The Importance of a Business Strategy
As stated earlier, preparation is key to avoiding the pitfalls of business failure, be it internal or external. It is also what gives the entire company direction, from the actions of every frontline employee to the decisions of every executive, so that it all comes together as a unified whole to achieve concrete results. Therefore, coming up with a solid business strategy is of utmost importance.
Unfortunately, business strategies also aren’t immune to failing. This is caused by mistakes in the creation of the strategy itself or in its implementation.
- Blunders in Creating a Strategy
A business strategy is more of a general guide for a company’s direction, so the focus should be on the big picture, not on minor details. It should also have a clear understanding of both customers and competitors, knowing what the former wants, and knowing the strengths and weaknesses of the latter. It should also take into account every other external factor mentioned earlier.

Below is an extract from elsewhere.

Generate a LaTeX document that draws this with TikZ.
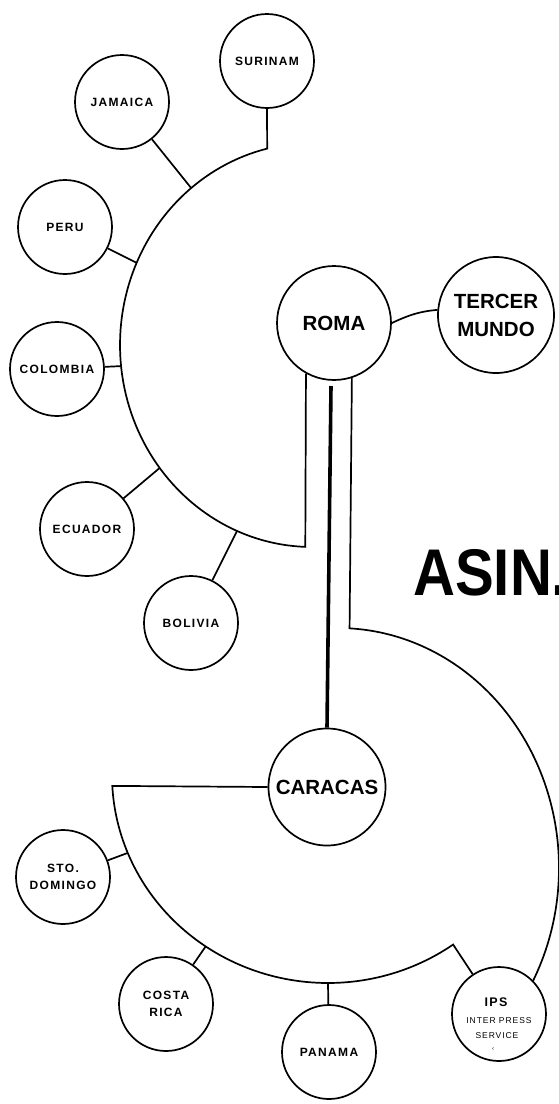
\documentclass[tikz,border=0pt]{standalone}
\usepackage{fontspec}
\setmainfont{Liberation Sans}
\newfontfamily\labfont[LetterSpace=11]{Liberation Sans}
\newfontfamily\bigfont{Liberation Sans}
\begin{document}
\begin{tikzpicture}[x=1pt,y=-1pt,
  conn/.style={line width=1.7pt,line join=miter},
  heavy/.style={line width=3.6pt},
  sc/.style={circle,draw,line width=1.7pt,minimum size=94pt,inner sep=0pt,align=center,
    font=\labfont\bfseries\fontsize{12}{16.5}\selectfont},
  bc/.style={circle,draw,line width=1.7pt,minimum size=114pt,inner sep=0pt,align=center,
    font=\bigfont\bfseries\fontsize{20.5}{28}\selectfont},
  tx/.style={inner sep=0pt,font=\labfont\fontsize{8.5}{10}\selectfont}]
\fill[white] (0,0) rectangle (559,1104);
\useasboundingbox (0,0) rectangle (559,1104);

% upper group
\node[sc] (surinam) at (267,61) {SURINAM};
\node[sc] (jamaica) at (122,102) {JAMAICA};
\node[sc] (peru) at (65,227) {PERU};
\node[sc] (colombia) at (57,369) {COLOMBIA};
\node[sc] (ecuador) at (87,529) {ECUADOR};
\node[sc] (bolivia) at (191,623) {BOLIVIA};
\node[bc] (roma) at (334,323) {ROMA};
\node[bc,minimum size=116pt] (tercer) at (496,315) {TERCER\\MUNDO};

% lower group
\node[bc,minimum size=117pt] (caracas) at (327,787) {CARACAS};
\node[sc,font=\labfont\bfseries\fontsize{12}{17}\selectfont] (sto) at (63,877) {STO.\\DOMINGO};
\node[sc] (costa) at (166,1004) {COSTA\\RICA};
\node[sc] (panama) at (329,1052) {PANAMA};
\node[sc] (ips) at (499,1014) {};
\node[tx,font=\labfont\bfseries\fontsize{12.5}{14}\selectfont] (ipsa) at (496,1002) {IPS};
\node[tx] (ipsb) at (499,1021) {INTER PRESS};
\node[tx] (ipsc) at (497,1036) {SERVICE};
\node[tx,font=\labfont\fontsize{6}{7}\selectfont] (ipsd) at (493,1049) {‹};

% title fragment (cut by the right edge, as in the reference)
\node[anchor=base west,inner sep=0pt,font=\bigfont\bfseries\fontsize{66}{66}\selectfont] (asin) at (413,595) {\scalebox{0.88}[1]{ASIN.}};

% upper arc junctions
\coordinate (jjam) at ({312+192*cos(231)},{345+202*sin(231)});
\coordinate (jper) at ({312+192*cos(204)},{345+202*sin(204)});
\coordinate (jcol) at ({312+192*cos(174)},{345+202*sin(174)});
\coordinate (jecu) at ({312+192*cos(142.5)},{345+202*sin(142.5)});
\coordinate (jbol) at ({312+192*cos(113)},{345+202*sin(113)});

\draw[conn] (surinam.south) -- plot[domain=256.5:92,samples=90] ({312+192*cos(\x)},{345+202*sin(\x)}) -- (roma.-119);
\draw[conn] (jjam) -- (jamaica);
\draw[conn] (jper) -- (peru);
\draw[conn] (jcol) -- (colombia);
\draw[conn] (jecu) -- (ecuador);
\draw[conn] (jbol) -- (bolivia);

\draw[conn] (roma.0) to[out=25,in=185] (tercer.175);

% Roma - Caracas
\coordinate (mtop) at (331,386);
\draw[heavy] (mtop) -- (caracas.north);

% right long arc to IPS
\draw[conn] (roma.-72) -- plot[domain=-87:28,samples=90] ({338+221*cos(\x)},{868+240*sin(\x)});

% lower arc junctions
\coordinate (jsto) at ({328+216*cos(158)},{775+208*sin(158)});
\coordinate (jcos) at ({328+216*cos(124.5)},{775+208*sin(124.5)});
\coordinate (jpan) at ({328+216*cos(90)},{775+208*sin(90)});

\draw[conn] (caracas.west) -- plot[domain=177:54.6,samples=90] ({328+216*cos(\x)},{775+208*sin(\x)}) -- (ips);
\draw[conn] (jsto) -- (sto);
\draw[conn] (jcos) -- (costa);
\draw[conn] (jpan) -- (panama);
\end{tikzpicture}
\end{document}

- Blunders in Implementing a Strategy
The biggest problem in strategy implementation is failing to communicate clearly with the rest of the company’s workers. They need to know exactly what their roles are in going forward with the strategy, and they have to be informed of the changes. Giving them incentives that line up with the strategy is just as necessary, as those incentives will be their driving force for increased productivity.
The Importance of Marketing
Part of a good business strategy is a marketing plan that focuses on the customers. Of course, the company must first know who its customers are. This includes knowing their interests, their culture, their purchasing methods and behaviors, and more. The marketing plan should also be able to speak to its target audience in the “language” that they understand. Fortunately, this is much easier to do nowadays with the popularity of social media.
The Power of Social Media Marketing
Social media platforms such as Facebook and Twitter allow businesses and customers to interact directly. This leads to a greater knowledge of the business’ target audience, as it can instantly find out what they like and don’t like about the business’ products or services.
With these social media sites’ immense user bases spanning over hundreds of millions of interconnected people, there will always be a group of people businesses can market to. The endless stream of activity between all these people also lends itself to content going viral, and that includes marketing materials businesses create. By engaging with them through activities such as promotional contests and events, they can be unofficial members of the marketing team by spreading word about the business to their own networks.
What makes it even more effective is that it is virtually free while potentially having endless returns. There is no fee in registering pages in Facebook or creating accounts on Twitter. There also isn’t a need to be constantly spending on having marketing materials online for an unlimited amount of time.
It bears repeating that one of the best ways to prevent business failure is through meticulous preparation. This means developing a sound business strategy that takes into consideration every possible factor, from the company itself to its field of industry and its relation to society. With that, a business can move forward in confidence.